- **WHAT IS REQUIRED**:
For the entries below, copy exactly the line that contains "Output the Python" through the line that contains "3.9333, 3.9332, 3.9332, 3.9331, 3.9331, 3.9331, 3.9332]", both ends included, and exclude all pictures.

- **DATASET CONTENT**:
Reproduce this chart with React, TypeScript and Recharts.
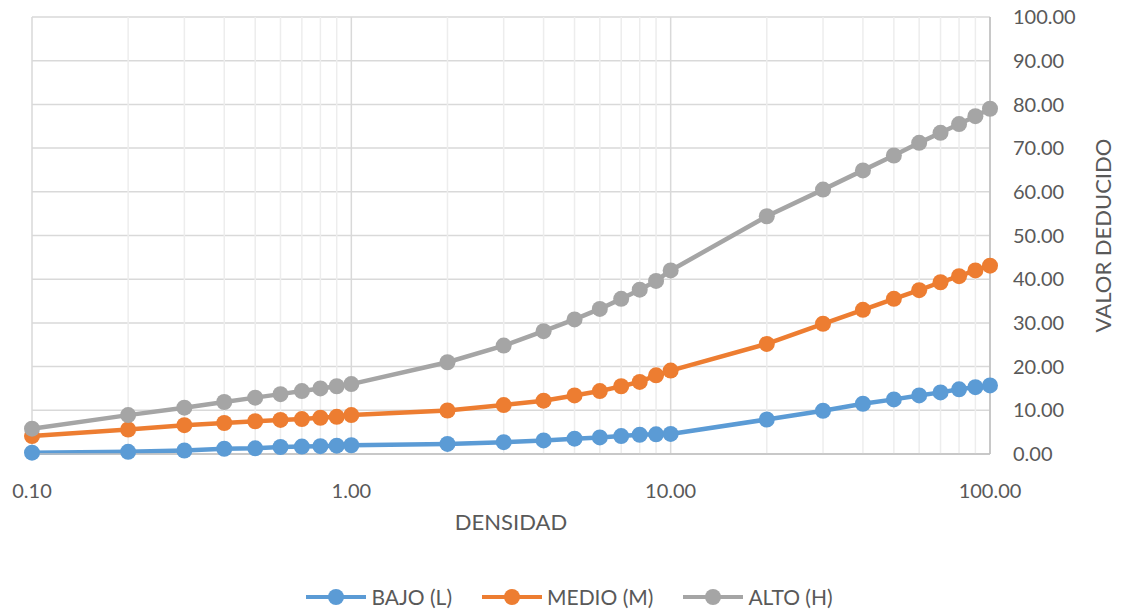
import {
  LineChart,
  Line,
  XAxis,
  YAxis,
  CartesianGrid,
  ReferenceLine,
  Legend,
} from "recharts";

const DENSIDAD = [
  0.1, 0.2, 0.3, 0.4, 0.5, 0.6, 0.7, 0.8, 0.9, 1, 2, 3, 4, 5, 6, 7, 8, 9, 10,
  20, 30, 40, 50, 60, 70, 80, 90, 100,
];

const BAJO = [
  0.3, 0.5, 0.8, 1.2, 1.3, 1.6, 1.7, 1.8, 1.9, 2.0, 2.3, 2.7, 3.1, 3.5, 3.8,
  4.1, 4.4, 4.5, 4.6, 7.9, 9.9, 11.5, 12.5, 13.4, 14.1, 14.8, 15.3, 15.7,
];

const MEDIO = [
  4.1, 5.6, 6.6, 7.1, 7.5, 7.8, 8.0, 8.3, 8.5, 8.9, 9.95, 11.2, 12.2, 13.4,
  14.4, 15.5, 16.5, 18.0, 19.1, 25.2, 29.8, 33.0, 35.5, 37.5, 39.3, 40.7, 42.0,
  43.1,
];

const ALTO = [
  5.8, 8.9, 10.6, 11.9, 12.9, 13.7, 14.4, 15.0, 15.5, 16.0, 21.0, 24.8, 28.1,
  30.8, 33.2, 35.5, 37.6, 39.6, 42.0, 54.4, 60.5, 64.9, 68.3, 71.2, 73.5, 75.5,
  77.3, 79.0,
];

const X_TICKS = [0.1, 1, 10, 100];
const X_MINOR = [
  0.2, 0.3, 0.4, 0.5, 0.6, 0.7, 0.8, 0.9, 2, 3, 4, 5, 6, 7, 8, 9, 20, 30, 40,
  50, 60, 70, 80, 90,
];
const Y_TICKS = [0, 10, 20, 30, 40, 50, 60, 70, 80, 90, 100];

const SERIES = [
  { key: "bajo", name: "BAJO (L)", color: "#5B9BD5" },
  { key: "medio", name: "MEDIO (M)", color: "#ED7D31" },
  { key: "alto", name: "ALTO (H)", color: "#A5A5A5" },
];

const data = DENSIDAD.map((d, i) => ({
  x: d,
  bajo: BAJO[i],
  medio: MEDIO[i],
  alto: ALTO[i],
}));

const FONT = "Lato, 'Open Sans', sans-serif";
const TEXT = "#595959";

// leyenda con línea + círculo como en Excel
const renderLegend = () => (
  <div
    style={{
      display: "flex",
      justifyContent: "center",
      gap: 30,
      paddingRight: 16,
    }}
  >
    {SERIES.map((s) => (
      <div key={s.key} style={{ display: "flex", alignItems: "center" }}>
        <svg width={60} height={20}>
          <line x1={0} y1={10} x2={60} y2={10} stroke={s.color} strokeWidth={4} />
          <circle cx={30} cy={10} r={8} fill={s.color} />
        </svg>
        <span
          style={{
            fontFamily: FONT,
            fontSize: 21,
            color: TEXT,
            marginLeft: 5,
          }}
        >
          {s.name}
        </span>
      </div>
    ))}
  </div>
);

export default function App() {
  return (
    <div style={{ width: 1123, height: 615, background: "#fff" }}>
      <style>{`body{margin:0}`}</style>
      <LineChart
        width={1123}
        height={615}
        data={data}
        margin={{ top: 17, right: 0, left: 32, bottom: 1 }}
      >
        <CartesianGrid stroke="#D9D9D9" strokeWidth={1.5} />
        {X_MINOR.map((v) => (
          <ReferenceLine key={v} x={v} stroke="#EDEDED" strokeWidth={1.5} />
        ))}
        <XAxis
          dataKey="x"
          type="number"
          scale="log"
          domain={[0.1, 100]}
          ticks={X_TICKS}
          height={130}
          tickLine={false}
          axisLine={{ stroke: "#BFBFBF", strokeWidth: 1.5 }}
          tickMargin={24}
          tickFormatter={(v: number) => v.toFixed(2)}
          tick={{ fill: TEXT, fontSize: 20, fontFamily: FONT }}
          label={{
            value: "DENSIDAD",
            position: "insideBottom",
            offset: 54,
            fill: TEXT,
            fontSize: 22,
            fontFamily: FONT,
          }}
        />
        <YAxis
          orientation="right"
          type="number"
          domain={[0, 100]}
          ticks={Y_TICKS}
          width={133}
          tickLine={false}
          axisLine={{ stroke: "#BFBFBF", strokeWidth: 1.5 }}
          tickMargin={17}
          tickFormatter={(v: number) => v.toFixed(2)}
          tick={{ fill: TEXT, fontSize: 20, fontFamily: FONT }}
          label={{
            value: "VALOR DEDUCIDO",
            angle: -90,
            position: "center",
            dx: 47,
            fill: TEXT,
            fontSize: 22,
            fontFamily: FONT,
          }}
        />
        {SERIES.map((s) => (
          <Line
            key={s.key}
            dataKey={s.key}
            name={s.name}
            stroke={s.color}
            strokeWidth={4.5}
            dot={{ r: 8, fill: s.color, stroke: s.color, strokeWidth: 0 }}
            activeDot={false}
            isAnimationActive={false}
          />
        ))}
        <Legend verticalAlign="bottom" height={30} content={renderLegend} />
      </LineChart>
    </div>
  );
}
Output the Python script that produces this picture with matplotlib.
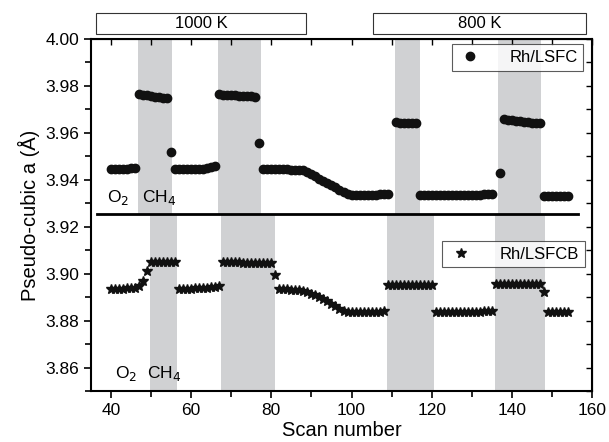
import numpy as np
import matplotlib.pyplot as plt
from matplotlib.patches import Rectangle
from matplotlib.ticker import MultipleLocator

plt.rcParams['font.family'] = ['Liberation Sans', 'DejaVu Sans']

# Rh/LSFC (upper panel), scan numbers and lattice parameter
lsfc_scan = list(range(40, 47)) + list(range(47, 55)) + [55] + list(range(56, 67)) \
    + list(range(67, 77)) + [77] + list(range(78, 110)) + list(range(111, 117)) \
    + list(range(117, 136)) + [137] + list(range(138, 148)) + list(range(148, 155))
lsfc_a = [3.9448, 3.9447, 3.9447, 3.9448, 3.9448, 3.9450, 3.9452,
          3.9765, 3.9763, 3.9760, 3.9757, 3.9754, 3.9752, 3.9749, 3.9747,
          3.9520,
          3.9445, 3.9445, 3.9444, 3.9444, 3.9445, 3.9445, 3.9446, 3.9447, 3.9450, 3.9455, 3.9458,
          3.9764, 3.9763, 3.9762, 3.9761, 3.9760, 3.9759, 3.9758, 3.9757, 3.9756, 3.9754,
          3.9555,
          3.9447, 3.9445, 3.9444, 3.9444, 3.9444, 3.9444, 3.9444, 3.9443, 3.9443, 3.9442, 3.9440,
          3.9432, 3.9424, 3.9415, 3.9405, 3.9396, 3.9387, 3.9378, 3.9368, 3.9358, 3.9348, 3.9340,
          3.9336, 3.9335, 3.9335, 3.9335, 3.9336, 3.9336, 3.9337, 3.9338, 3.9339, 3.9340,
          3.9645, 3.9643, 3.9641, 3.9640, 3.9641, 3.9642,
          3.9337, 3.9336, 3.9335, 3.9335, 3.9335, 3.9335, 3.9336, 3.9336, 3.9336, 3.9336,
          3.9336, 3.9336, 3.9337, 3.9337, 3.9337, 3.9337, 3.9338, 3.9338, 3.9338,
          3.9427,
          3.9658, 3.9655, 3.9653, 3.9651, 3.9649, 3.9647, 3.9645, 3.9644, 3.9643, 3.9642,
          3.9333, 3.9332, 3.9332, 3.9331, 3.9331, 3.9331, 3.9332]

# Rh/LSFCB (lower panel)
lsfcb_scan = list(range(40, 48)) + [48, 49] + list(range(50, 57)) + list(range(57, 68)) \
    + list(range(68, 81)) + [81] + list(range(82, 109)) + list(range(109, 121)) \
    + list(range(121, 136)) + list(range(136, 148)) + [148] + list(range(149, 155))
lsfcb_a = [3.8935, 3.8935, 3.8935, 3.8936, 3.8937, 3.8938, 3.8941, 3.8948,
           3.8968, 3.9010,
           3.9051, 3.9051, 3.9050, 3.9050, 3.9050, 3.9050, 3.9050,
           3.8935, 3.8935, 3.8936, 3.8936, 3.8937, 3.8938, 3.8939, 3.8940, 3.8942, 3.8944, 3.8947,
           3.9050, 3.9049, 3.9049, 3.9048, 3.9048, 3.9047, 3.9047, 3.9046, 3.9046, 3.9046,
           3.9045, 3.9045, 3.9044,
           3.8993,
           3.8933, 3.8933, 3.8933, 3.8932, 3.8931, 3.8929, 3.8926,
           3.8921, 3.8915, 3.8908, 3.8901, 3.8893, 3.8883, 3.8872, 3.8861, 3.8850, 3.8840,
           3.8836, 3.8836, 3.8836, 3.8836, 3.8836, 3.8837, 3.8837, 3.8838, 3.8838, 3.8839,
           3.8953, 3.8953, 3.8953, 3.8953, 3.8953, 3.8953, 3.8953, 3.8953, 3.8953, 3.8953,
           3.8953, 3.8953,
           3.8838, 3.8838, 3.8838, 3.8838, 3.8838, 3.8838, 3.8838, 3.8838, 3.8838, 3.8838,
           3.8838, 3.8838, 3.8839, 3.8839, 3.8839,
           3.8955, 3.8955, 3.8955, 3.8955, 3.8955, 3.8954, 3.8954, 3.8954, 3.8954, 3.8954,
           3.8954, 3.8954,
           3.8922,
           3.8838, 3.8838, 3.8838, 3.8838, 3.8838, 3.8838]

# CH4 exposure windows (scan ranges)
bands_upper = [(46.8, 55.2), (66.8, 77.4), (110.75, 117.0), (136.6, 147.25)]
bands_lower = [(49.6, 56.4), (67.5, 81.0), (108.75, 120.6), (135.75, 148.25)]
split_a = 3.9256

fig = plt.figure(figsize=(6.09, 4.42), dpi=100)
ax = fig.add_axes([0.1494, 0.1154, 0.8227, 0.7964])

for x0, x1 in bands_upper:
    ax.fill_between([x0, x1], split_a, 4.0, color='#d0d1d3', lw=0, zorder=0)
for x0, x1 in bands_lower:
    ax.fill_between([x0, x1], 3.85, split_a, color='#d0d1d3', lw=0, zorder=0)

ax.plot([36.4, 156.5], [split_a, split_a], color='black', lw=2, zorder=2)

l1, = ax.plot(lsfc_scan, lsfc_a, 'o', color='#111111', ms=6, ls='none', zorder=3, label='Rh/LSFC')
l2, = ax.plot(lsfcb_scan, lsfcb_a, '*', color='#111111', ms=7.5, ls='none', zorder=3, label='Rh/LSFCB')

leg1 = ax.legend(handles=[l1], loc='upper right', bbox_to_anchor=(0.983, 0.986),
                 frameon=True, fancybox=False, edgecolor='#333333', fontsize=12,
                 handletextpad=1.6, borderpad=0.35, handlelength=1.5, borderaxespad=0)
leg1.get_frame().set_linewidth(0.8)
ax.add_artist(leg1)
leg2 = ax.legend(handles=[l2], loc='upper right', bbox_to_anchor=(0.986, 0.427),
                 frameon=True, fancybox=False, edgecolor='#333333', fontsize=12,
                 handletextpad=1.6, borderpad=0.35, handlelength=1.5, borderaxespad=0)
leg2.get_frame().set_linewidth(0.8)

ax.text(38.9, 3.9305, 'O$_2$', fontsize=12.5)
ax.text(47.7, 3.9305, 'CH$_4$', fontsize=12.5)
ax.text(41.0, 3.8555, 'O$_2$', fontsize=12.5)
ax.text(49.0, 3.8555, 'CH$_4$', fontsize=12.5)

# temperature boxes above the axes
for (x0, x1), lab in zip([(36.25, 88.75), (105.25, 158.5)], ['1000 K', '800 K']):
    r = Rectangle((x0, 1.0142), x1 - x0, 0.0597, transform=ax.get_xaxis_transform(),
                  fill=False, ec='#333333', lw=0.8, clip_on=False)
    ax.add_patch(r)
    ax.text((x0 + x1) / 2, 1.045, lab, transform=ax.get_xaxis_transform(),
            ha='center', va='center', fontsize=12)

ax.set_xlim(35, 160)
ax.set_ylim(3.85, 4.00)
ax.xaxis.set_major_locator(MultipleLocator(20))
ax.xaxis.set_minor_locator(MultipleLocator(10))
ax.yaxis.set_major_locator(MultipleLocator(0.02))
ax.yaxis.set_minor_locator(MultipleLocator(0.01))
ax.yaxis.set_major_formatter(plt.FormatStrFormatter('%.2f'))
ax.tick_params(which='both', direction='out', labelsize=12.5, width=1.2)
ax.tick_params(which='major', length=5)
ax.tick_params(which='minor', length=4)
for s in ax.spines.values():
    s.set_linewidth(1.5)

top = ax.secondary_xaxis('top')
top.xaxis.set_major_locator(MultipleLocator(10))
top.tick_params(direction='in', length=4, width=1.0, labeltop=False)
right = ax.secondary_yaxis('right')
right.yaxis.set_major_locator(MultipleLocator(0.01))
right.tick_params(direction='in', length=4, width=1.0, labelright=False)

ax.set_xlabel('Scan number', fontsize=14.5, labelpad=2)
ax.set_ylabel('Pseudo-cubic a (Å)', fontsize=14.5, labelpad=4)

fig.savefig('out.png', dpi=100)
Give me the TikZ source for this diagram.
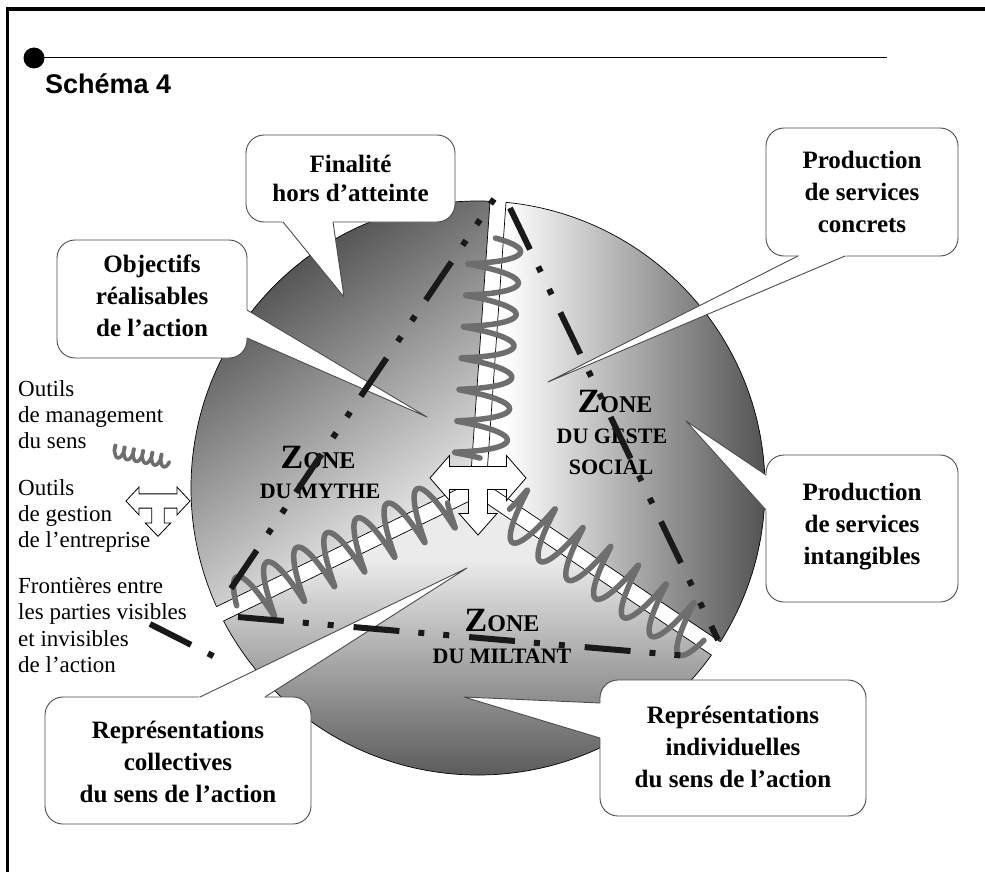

- **PROBLEM SOLUTION**:
Output the Python script that produces this picture with matplotlib.
import numpy as np
import matplotlib.pyplot as plt
from matplotlib.patches import Rectangle
from matplotlib.ticker import MultipleLocator

plt.rcParams['font.family'] = ['Liberation Sans', 'DejaVu Sans']

# Rh/LSFC (upper panel), scan numbers and lattice parameter
lsfc_scan = list(range(40, 47)) + list(range(47, 55)) + [55] + list(range(56, 67)) \
    + list(range(67, 77)) + [77] + list(range(78, 110)) + list(range(111, 117)) \
    + list(range(117, 136)) + [137] + list(range(138, 148)) + list(range(148, 155))
lsfc_a = [3.9448, 3.9447, 3.9447, 3.9448, 3.9448, 3.9450, 3.9452,
          3.9765, 3.9763, 3.9760, 3.9757, 3.9754, 3.9752, 3.9749, 3.9747,
          3.9520,
          3.9445, 3.9445, 3.9444, 3.9444, 3.9445, 3.9445, 3.9446, 3.9447, 3.9450, 3.9455, 3.9458,
          3.9764, 3.9763, 3.9762, 3.9761, 3.9760, 3.9759, 3.9758, 3.9757, 3.9756, 3.9754,
          3.9555,
          3.9447, 3.9445, 3.9444, 3.9444, 3.9444, 3.9444, 3.9444, 3.9443, 3.9443, 3.9442, 3.9440,
          3.9432, 3.9424, 3.9415, 3.9405, 3.9396, 3.9387, 3.9378, 3.9368, 3.9358, 3.9348, 3.9340,
          3.9336, 3.9335, 3.9335, 3.9335, 3.9336, 3.9336, 3.9337, 3.9338, 3.9339, 3.9340,
          3.9645, 3.9643, 3.9641, 3.9640, 3.9641, 3.9642,
          3.9337, 3.9336, 3.9335, 3.9335, 3.9335, 3.9335, 3.9336, 3.9336, 3.9336, 3.9336,
          3.9336, 3.9336, 3.9337, 3.9337, 3.9337, 3.9337, 3.9338, 3.9338, 3.9338,
          3.9427,
          3.9658, 3.9655, 3.9653, 3.9651, 3.9649, 3.9647, 3.9645, 3.9644, 3.9643, 3.9642,
          3.9333, 3.9332, 3.9332, 3.9331, 3.9331, 3.9331, 3.9332]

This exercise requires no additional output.